The system is working. Private markets have the possibility of high yield. Grow companies without going public. Stay private if you can solve liquidity issues. Time is here for time-based voting. Allow shareholders to vote in favor of it. High velocity shares and low. Bimodal distribution. Relative voting power would increase for most in room. [Most are thinking of very large companies, where corporate governance is generally good or acceptable. What about all those tiny little companies with entrenched founders and their cronies. Time-based voting could make it virtually impossible for investors outside that long-term inner circle to break the grip of entrenched managers and directors. If your shares are disproportionately weak, it is hard to build up a large enough position to take control or even have real influence. Time-based voting shares would reduce the incentive to monitor and become active.]
There are many situations where CEOs in total control still turns to the board for advice. Favors experimentation and innovation.

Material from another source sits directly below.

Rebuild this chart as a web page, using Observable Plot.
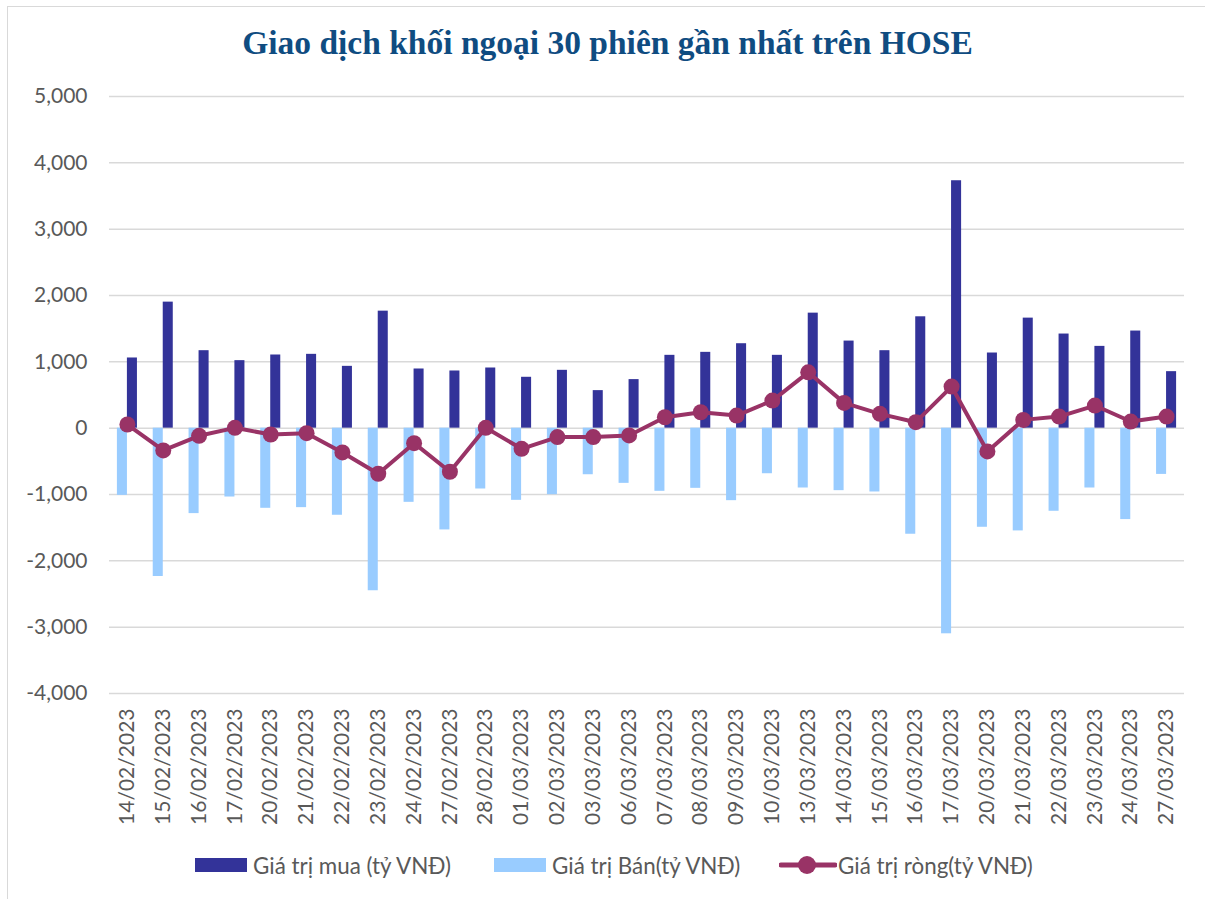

Facebook took a step in the right direction. Getting the governance right is critical because shareholders need to be able to hold directors accountable. Jon Lukomnik got it right. [Controlled Companies Generally Underperform And Boards Less Diverse, New Study Finds … I presume] Proxy access awards rights depending on length of time held and quantity to protect long-term value. It protects against hit and run activists. Without 1 share 1 vote, directors don’t have the ability to hold management accountable.
T Rowe Price is voting against dual-class boards. [I hope I got that right.] Looking at Proxy Insight, I see TIAA, CalSTRS and several others routinely vote in favor of proposals to eliminate dual-class structures.